Apple had a rough year; its stock price has fallen 25% since the beginning of the year. Apple also reported a weaker than expected outlook and shared that it will no longer report individual unit sales, which many consider a bearish signal within a saturated smartphone market.
It's no surprise that this has introduced some skepticism with current Apple shareholders. A friend recently asked me if she should hold or sell her Apple stock. Her financial advisor suggested she should consider selling. Knowing that Apple is the largest position in my own portfolio, she asked what I'm planning to do in light of the recent troubles.
Every time I make an investment decision, I construct a simple narrative based on my own analysis and research of the stock in question. I wrote down my narrative so I could share it with her. I decided to share it on my blog as well to give you a sense of how I develop these narratives. I've shared a few others in the past — documenting my "investment narratives" is useful as it helps me learn from my mistakes and institutes accountability.
As a brief disclaimer, this post should be considered general information, and not a formal investment recommendation. Before making any investment decisions, you should do your own proper due diligence.
Over the last five years, Apple grew earnings per share at 16% annually. This is a combination of about 10% growth in net profit, combined with almost 6% growth as the result of share buybacks.
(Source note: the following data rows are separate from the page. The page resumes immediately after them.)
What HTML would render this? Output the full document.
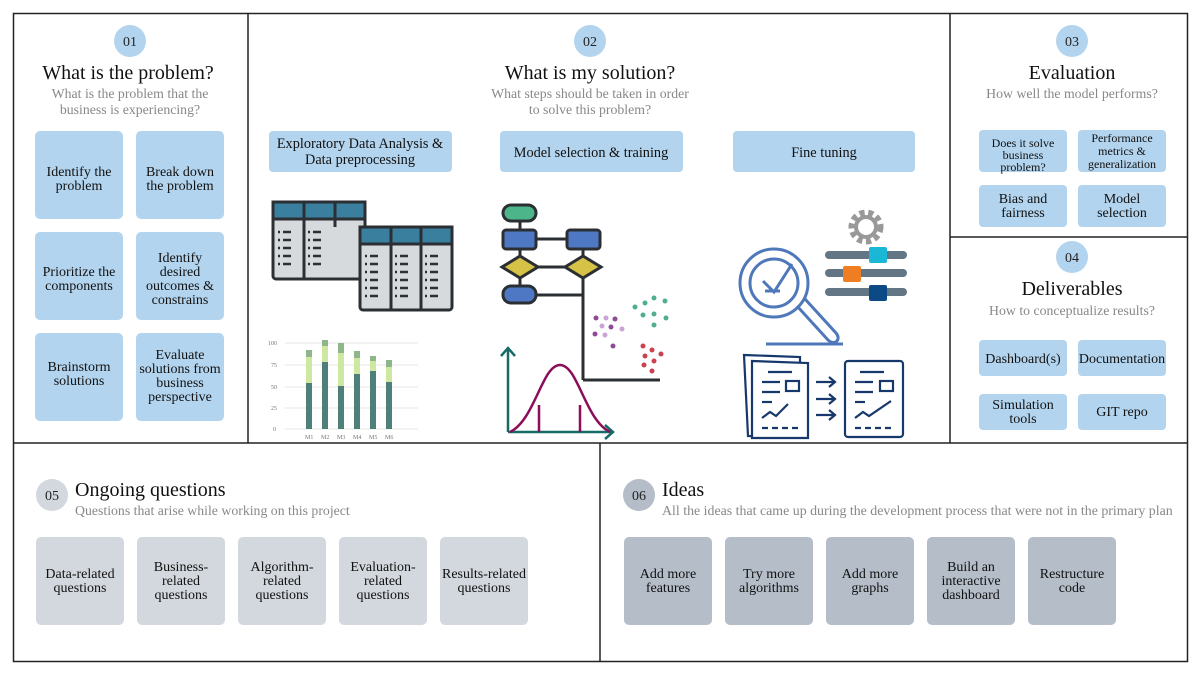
<!DOCTYPE html>
<html><head><meta charset="utf-8"><style>
html,body{margin:0;padding:0;background:#fff;}
svg{display:block;}
text{font-family:"Liberation Serif",serif;}
</style></head><body>
<svg width="1200" height="675" viewBox="0 0 1200 675" xmlns="http://www.w3.org/2000/svg">
<rect x="0" y="0" width="1200" height="675" fill="#fff"/>
<g stroke="#222" stroke-width="1.5" fill="none">
<rect x="13.5" y="13.5" width="1174" height="648"/>
<line x1="248" y1="13" x2="248" y2="443"/>
<line x1="950" y1="13" x2="950" y2="443"/>
<line x1="13" y1="443" x2="1188" y2="443"/>
<line x1="950" y1="237" x2="1188" y2="237"/>
<line x1="600" y1="443" x2="600" y2="662"/>
</g>
<g font-size="14" text-anchor="middle" fill="#222">
<circle cx="130" cy="41" r="16" fill="#b3d4ee"/><text x="130" y="46">01</text>
<circle cx="590" cy="41" r="16" fill="#b3d4ee"/><text x="590" y="46">02</text>
<circle cx="1072" cy="41" r="16" fill="#b3d4ee"/><text x="1072" y="46">03</text>
<circle cx="1072" cy="257" r="16" fill="#b3d4ee"/><text x="1072" y="262">04</text>
<circle cx="52" cy="495" r="16" fill="#d3d8de"/><text x="52" y="500">05</text>
<circle cx="639" cy="495" r="16" fill="#b4bdc8"/><text x="639" y="500">06</text>
</g>
<g text-anchor="middle" fill="#111" font-size="20">
<text x="128" y="79">What is the problem?</text>
<text x="590" y="79">What is my solution?</text>
<text x="1072" y="79">Evaluation</text>
<text x="1072" y="295">Deliverables</text>
</g>
<g text-anchor="middle" fill="#888" font-size="13.8">
<text x="130" y="98">What is the problem that the</text>
<text x="130" y="114">business is experiencing?</text>
<text x="590" y="98">What steps should be taken in order</text>
<text x="590" y="114">to solve this problem?</text>
<text x="1072" y="98">How well the model performs?</text>
<text x="1072" y="315">How to conceptualize results?</text>
</g>
<text x="75" y="496" font-size="20" fill="#111">Ongoing questions</text>
<text x="75" y="515" font-size="13.8" fill="#888">Questions that arise while working on this project</text>
<text x="662" y="496" font-size="20" fill="#111">Ideas</text>
<text x="662" y="515" font-size="13.9" fill="#888">All the ideas that came up during the development process that were not in the primary plan</text>

<g fill="#b3d4ee">
<rect x="35" y="131" width="88" height="88" rx="5"/><rect x="136" y="131" width="88" height="88" rx="5"/>
<rect x="35" y="232" width="88" height="88" rx="5"/><rect x="136" y="232" width="88" height="88" rx="5"/>
<rect x="35" y="333" width="88" height="88" rx="5"/><rect x="136" y="333" width="88" height="88" rx="5"/>
<rect x="269" y="131" width="183" height="41" rx="4"/><rect x="500" y="131" width="183" height="41" rx="4"/><rect x="733" y="131" width="182" height="41" rx="4"/>
<rect x="979" y="130" width="88" height="42" rx="4"/><rect x="1078" y="130" width="88" height="42" rx="4"/>
<rect x="979" y="185" width="88" height="42" rx="4"/><rect x="1078" y="185" width="88" height="42" rx="4"/>
<rect x="979" y="340" width="88" height="36" rx="4"/><rect x="1078" y="340" width="88" height="36" rx="4"/>
<rect x="979" y="394" width="88" height="36" rx="4"/><rect x="1078" y="394" width="88" height="36" rx="4"/>
</g>
<g fill="#d3d8de">
<rect x="36" y="537" width="88" height="88" rx="5"/><rect x="137" y="537" width="88" height="88" rx="5"/>
<rect x="238" y="537" width="88" height="88" rx="5"/><rect x="339" y="537" width="88" height="88" rx="5"/>
<rect x="440" y="537" width="88" height="88" rx="5"/>
</g>
<g fill="#b4bdc8">
<rect x="624" y="537" width="88" height="88" rx="5"/><rect x="725" y="537" width="88" height="88" rx="5"/>
<rect x="826" y="537" width="88" height="88" rx="5"/><rect x="927" y="537" width="88" height="88" rx="5"/>
<rect x="1028" y="537" width="88" height="88" rx="5"/>
</g>
<g text-anchor="middle" fill="#111" font-size="14">
<text x="79" y="176">Identify the</text><text x="79" y="190">problem</text>
<text x="180" y="176">Break down</text><text x="180" y="190">the problem</text>
<text x="79" y="276">Prioritize the</text><text x="79" y="290">components</text>
<text x="180" y="262">Identify</text><text x="180" y="276">desired</text><text x="180" y="290">outcomes &amp;</text><text x="180" y="304">constrains</text>
<text x="79" y="371">Brainstorm</text><text x="79" y="385">solutions</text>
<text x="180" y="359">Evaluate</text><text x="180" y="373">solutions from</text><text x="180" y="387">business</text><text x="180" y="401">perspective</text>
<g font-size="14.3"><text x="360" y="148">Exploratory Data Analysis &amp;</text><text x="360" y="164">Data preprocessing</text>
<text x="591" y="157">Model selection &amp; training</text>
<text x="824" y="157">Fine tuning</text></g>
<g font-size="12"><text x="1023" y="147">Does it solve</text><text x="1023" y="159">business</text><text x="1023" y="171">problem?</text>
<text x="1122" y="142">Performance</text><text x="1122" y="155">metrics &amp;</text><text x="1122" y="168">generalization</text></g>
<text x="1023" y="203">Bias and</text><text x="1023" y="217">fairness</text>
<text x="1122" y="203">Model</text><text x="1122" y="217">selection</text>
<text x="1023" y="363">Dashboard(s)</text><text x="1122" y="363">Documentation</text>
<text x="1023" y="409">Simulation</text><text x="1023" y="423">tools</text>
<text x="1122" y="416">GIT repo</text>
<text x="80" y="578">Data-related</text><text x="80" y="592">questions</text>
<text x="181" y="571">Business-</text><text x="181" y="585">related</text><text x="181" y="599">questions</text>
<text x="282" y="571">Algorithm-</text><text x="282" y="585">related</text><text x="282" y="599">questions</text>
<text x="383" y="571">Evaluation-</text><text x="383" y="585">related</text><text x="383" y="599">questions</text>
<text x="484" y="578">Results-related</text><text x="484" y="592">questions</text>
<text x="668" y="578">Add more</text><text x="668" y="592">features</text>
<text x="769" y="578">Try more</text><text x="769" y="592">algorithms</text>
<text x="870" y="578">Add more</text><text x="870" y="592">graphs</text>
<text x="971" y="571">Build an</text><text x="971" y="585">interactive</text><text x="971" y="599">dashboard</text>
<text x="1072" y="578">Restructure</text><text x="1072" y="592">code</text>
</g>

<g stroke="#2b2f33" stroke-width="3">
<rect x="273" y="202" width="92" height="77" rx="3" fill="#d7dadd"/>
<rect x="273" y="202" width="92" height="17" fill="#3a7f9e"/>
<rect x="360" y="227" width="92" height="83" rx="3" fill="#d7dadd"/>
<rect x="360" y="227" width="92" height="17" fill="#3a7f9e"/>
<line x1="304" y1="202" x2="304" y2="279"/><line x1="335" y1="202" x2="335" y2="227"/>
<line x1="391" y1="227" x2="391" y2="310"/><line x1="421" y1="227" x2="421" y2="310"/>
</g>
<g stroke="#2b2f33" stroke-width="2.5" stroke-dasharray="2 3 8 30">
<line x1="278" y1="232" x2="300" y2="232"/><line x1="278" y1="240" x2="300" y2="240"/><line x1="278" y1="248" x2="300" y2="248"/><line x1="278" y1="256" x2="300" y2="256"/><line x1="278" y1="264" x2="300" y2="264"/>
<line x1="308" y1="232" x2="330" y2="232"/><line x1="308" y1="240" x2="330" y2="240"/><line x1="308" y1="248" x2="330" y2="248"/><line x1="308" y1="256" x2="330" y2="256"/><line x1="308" y1="264" x2="330" y2="264"/>
<line x1="365" y1="256" x2="387" y2="256"/><line x1="365" y1="264" x2="387" y2="264"/><line x1="365" y1="272" x2="387" y2="272"/><line x1="365" y1="280" x2="387" y2="280"/><line x1="365" y1="288" x2="387" y2="288"/><line x1="365" y1="296" x2="387" y2="296"/>
<line x1="395" y1="256" x2="417" y2="256"/><line x1="395" y1="264" x2="417" y2="264"/><line x1="395" y1="272" x2="417" y2="272"/><line x1="395" y1="280" x2="417" y2="280"/><line x1="395" y1="288" x2="417" y2="288"/><line x1="395" y1="296" x2="417" y2="296"/>
<line x1="425" y1="256" x2="447" y2="256"/><line x1="425" y1="264" x2="447" y2="264"/><line x1="425" y1="272" x2="447" y2="272"/><line x1="425" y1="280" x2="447" y2="280"/><line x1="425" y1="288" x2="447" y2="288"/><line x1="425" y1="296" x2="447" y2="296"/>
</g>
<g stroke="#e4e4e4" stroke-width="1"><line x1="285" y1="343" x2="418" y2="343"/><line x1="285" y1="365" x2="418" y2="365"/><line x1="285" y1="387" x2="418" y2="387"/><line x1="285" y1="408" x2="418" y2="408"/><line x1="285" y1="429" x2="418" y2="429"/></g>
<g font-size="6" fill="#777" font-family="Liberation Sans,sans-serif"><text x="268" y="345">100</text><text x="271" y="367">75</text><text x="271" y="389">50</text><text x="271" y="410">25</text><text x="273" y="431">0</text>
<text x="305" y="439">M1</text><text x="321" y="439">M2</text><text x="337" y="439">M3</text><text x="353" y="439">M4</text><text x="369" y="439">M5</text><text x="385" y="439">M6</text></g>
<g fill="#4e7f78"><rect x="306" y="383" width="6" height="46"/><rect x="322" y="362" width="6" height="67"/><rect x="338" y="386" width="6" height="43"/><rect x="354" y="374" width="6" height="55"/><rect x="370" y="371" width="6" height="58"/><rect x="386" y="382" width="6" height="47"/></g>
<g fill="#cfe8a0"><rect x="306" y="357" width="6" height="26"/><rect x="322" y="346" width="6" height="16"/><rect x="338" y="353" width="6" height="33"/><rect x="354" y="358" width="6" height="16"/><rect x="370" y="361" width="6" height="10"/><rect x="386" y="367" width="6" height="15"/></g>
<g fill="#8fb58a"><rect x="306" y="350" width="6" height="7"/><rect x="322" y="340" width="6" height="6"/><rect x="338" y="343" width="6" height="10"/><rect x="354" y="351" width="6" height="7"/><rect x="370" y="356" width="6" height="5"/><rect x="386" y="360" width="6" height="7"/></g>
<g stroke="#2b2f33" stroke-width="3">
<line x1="520" y1="215" x2="520" y2="298"/><line x1="533" y1="239" x2="583" y2="239"/><line x1="533" y1="267" x2="583" y2="267"/><line x1="535" y1="295" x2="582" y2="295"/><line x1="583" y1="239" x2="583" y2="380"/>
<rect x="503" y="205" width="33" height="16" rx="8" fill="#4cb68a"/>
<rect x="503" y="230" width="33" height="19" rx="3" fill="#4e78c4"/>
<rect x="567" y="230" width="33" height="19" rx="3" fill="#4e78c4"/>
<polygon points="502,267 520,256 538,267 520,278" fill="#d6c247"/>
<polygon points="565,267 583,256 601,267 583,278" fill="#d6c247"/>
<rect x="503" y="286" width="33" height="17" rx="8" fill="#4e78c4"/>
<line x1="583" y1="380" x2="660" y2="380"/>
</g>
<g fill="#8e4a95"><circle cx="596" cy="318" r="2.5"/><circle cx="606" cy="318" r="2.5" fill="#c9a4d4"/><circle cx="615" cy="319" r="2.5"/><circle cx="602" cy="326" r="2.5" fill="#c9a4d4"/><circle cx="611" cy="327" r="2.5"/><circle cx="622" cy="329" r="2.5" fill="#c9a4d4"/><circle cx="595" cy="334" r="2.5"/><circle cx="605" cy="335" r="2.5" fill="#c9a4d4"/><circle cx="613" cy="346" r="2.5"/></g>
<g fill="#4fae8e"><circle cx="635" cy="307" r="2.5"/><circle cx="645" cy="303" r="2.5"/><circle cx="654" cy="298" r="2.5"/><circle cx="643" cy="315" r="2.5"/><circle cx="654" cy="314" r="2.5"/><circle cx="665" cy="301" r="2.5"/><circle cx="654" cy="325" r="2.5"/><circle cx="666" cy="318" r="2.5"/></g>
<g fill="#cc4050"><circle cx="643" cy="346" r="2.5"/><circle cx="652" cy="350" r="2.5"/><circle cx="645" cy="356" r="2.5"/><circle cx="654" cy="361" r="2.5"/><circle cx="661" cy="354" r="2.5"/><circle cx="644" cy="365" r="2.5"/><circle cx="652" cy="371" r="2.5"/></g>
<g fill="none" stroke-width="2.5">
<path d="M508 432 L508 348 M501 356 L508 348 L515 356" stroke="#166b66"/>
<path d="M508 432 L612 432 M605 425 L613 432 L605 439" stroke="#166b66"/>
<path d="M510 432 C535 420 542 365 560 365 C578 365 585 420 610 432" stroke="#8a0e5a"/>
<line x1="539" y1="405" x2="539" y2="432" stroke="#8a0e5a"/><line x1="580" y1="405" x2="580" y2="432" stroke="#8a0e5a"/>
</g>
<circle cx="866" cy="227" r="14" fill="none" stroke="#999" stroke-width="7" stroke-dasharray="5 3.5"/>
<circle cx="866" cy="227" r="10" fill="none" stroke="#999" stroke-width="4"/>
<g stroke="#627685" stroke-width="8" stroke-linecap="round"><line x1="829" y1="255" x2="903" y2="255"/><line x1="829" y1="273" x2="903" y2="273"/><line x1="829" y1="292" x2="903" y2="292"/></g>
<rect x="869" y="247" width="18" height="16" rx="2" fill="#1ab8d6"/>
<rect x="843" y="266" width="18" height="16" rx="2" fill="#ef7e22"/>
<rect x="869" y="285" width="18" height="16" rx="2" fill="#0c4a86"/>
<g fill="none" stroke="#4f78bb" stroke-width="3">
<circle cx="774" cy="283" r="34"/><circle cx="774" cy="283" r="24"/>
<path d="M763 281 L774 292 L792 264"/><line x1="765" y1="291" x2="780" y2="291"/>
<path d="M797 306 L828 340 C834 346 842 340 836 333 L805 299"/>
<line x1="766" y1="344" x2="843" y2="344"/>
</g>
<g fill="none" stroke="#17386a" stroke-width="2.2">
<path d="M744 355 L800 357 L800 437 L748 436 Z" fill="#fff"/>
<path d="M752 361 L808 363 L808 438 L752 438 Z" fill="#fff"/>
<rect x="845" y="361" width="58" height="76" rx="3"/>
<line x1="768" y1="372" x2="792" y2="372"/><line x1="762" y1="382" x2="780" y2="382"/><rect x="786" y="381" width="13" height="10"/><line x1="762" y1="392" x2="780" y2="392"/><line x1="762" y1="402" x2="772" y2="402"/><path d="M762 418 L770 412 L776 416 L788 404"/><line x1="762" y1="428" x2="800" y2="428" stroke-dasharray="6 4"/>
<line x1="860" y1="372" x2="884" y2="372"/><line x1="855" y1="382" x2="873" y2="382"/><rect x="880" y="381" width="13" height="10"/><line x1="855" y1="392" x2="873" y2="392"/><line x1="855" y1="402" x2="865" y2="402"/><path d="M855 418 L863 412 L869 416 L891 401"/><line x1="855" y1="428" x2="893" y2="428" stroke-dasharray="6 4"/>
<path d="M816 382 L834 382 M829 377 L835 382 L829 387"/><path d="M816 399 L834 399 M829 394 L835 399 L829 404"/><path d="M816 415 L834 415 M829 410 L835 415 L829 420"/>
</g>
</svg>
</body></html>
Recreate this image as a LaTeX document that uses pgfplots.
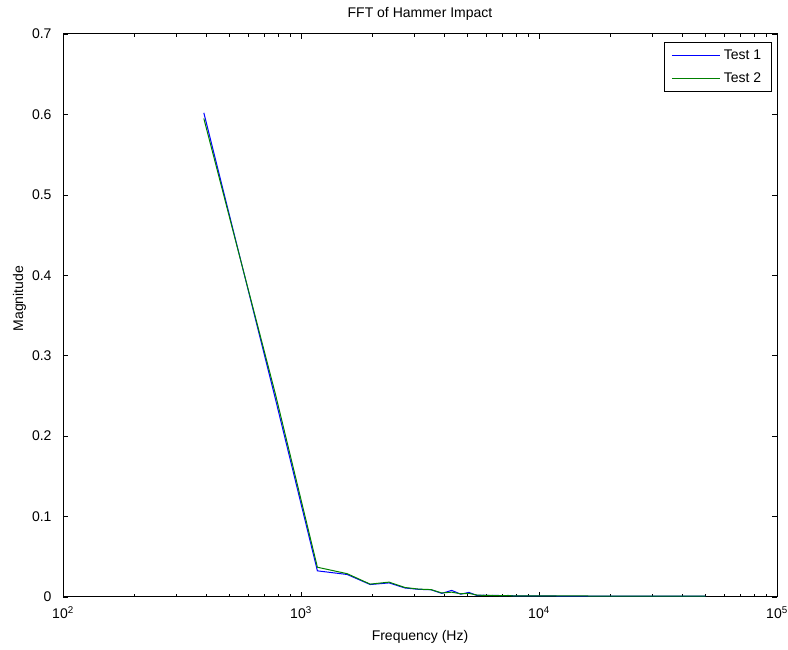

Management has consistently used cash to buy back five to six percent of the company's outstanding shares every year. At the current valuation and with the current strength of Apple's balance sheet, buybacks are a good use of a portion of their cash. Apple will likely see similar levels of cash generation in the coming years so I expect Apple will continue to buy back five to six percent of its outstanding shares annually. By reducing the number of shares on the market, buybacks lift a company's earnings per share by the same amount.
Next, I predict that Apple will grow net profits by six to seven percent a year. Apple can achieve six to seven percent growth in profits by growing sales and improving its margins. Margins are likely to grow due to the shift in revenue from hardware to software services. This is a multi-year shift so I expect margins to slowly improve over time. I believe that six to seven percent growth in net profits is both reasonable and feasible. It's well below the average 10% growth in net profits that we've seen in recent years.
Add 5-6% growth as the result of share buybacks to 6-7% growth in profit as a result of sales growth and margin expansion, and you have a company growing earnings per share by 12% a year.
If Apple sustains that 12% percent earnings per share growth for five years, earnings per share will grow from $11.88 today to $20.94 by the end of 2023. At the current P/E ratio of 15, one share of Apple would be worth $314 by then. Add about $20 in dividends that you'd collect along the way, and you are likely looking at market beating returns.
The returns could be better as there is an opportunity for P/E expansion. I see at least two drivers for that; (a) the potential for margin improvement as a result of Apple shifting its revenue mix, and (b) Apple's growing cash position (e.g. if you subtract the cash per share from the share price, the P/E increases).
Let's assume that the P/E expands from the current 15 to 18. Now, all of a sudden, you're looking at a per share price of $397 by the end 2023, and an average annual return of 18%. If that plays out, every dollar invested in Apple today, would double in five years — and that excludes the dividend you'd collect along the way!
Needless to say, this isn't an advanced forecasting model. Regardless, my narrative shows that if we make a few very reasonable assumptions, Apple could have a great return the next five years.
While Apple's day of disruption might be behind it, it remains one of the greatest cash machines of all time. Modest growth combined with a large buyback program and a relatively low valuation, can make for a great investment.
I'm not selling my Apple stock and I'd be tempted to buy more if the share price were to drop below $155 a share.
Disclaimer: I'm long AAPL. Before making any investment decisions, you should do your own proper due diligence. Any material in this article should be considered general information, and not a formal investment recommendation.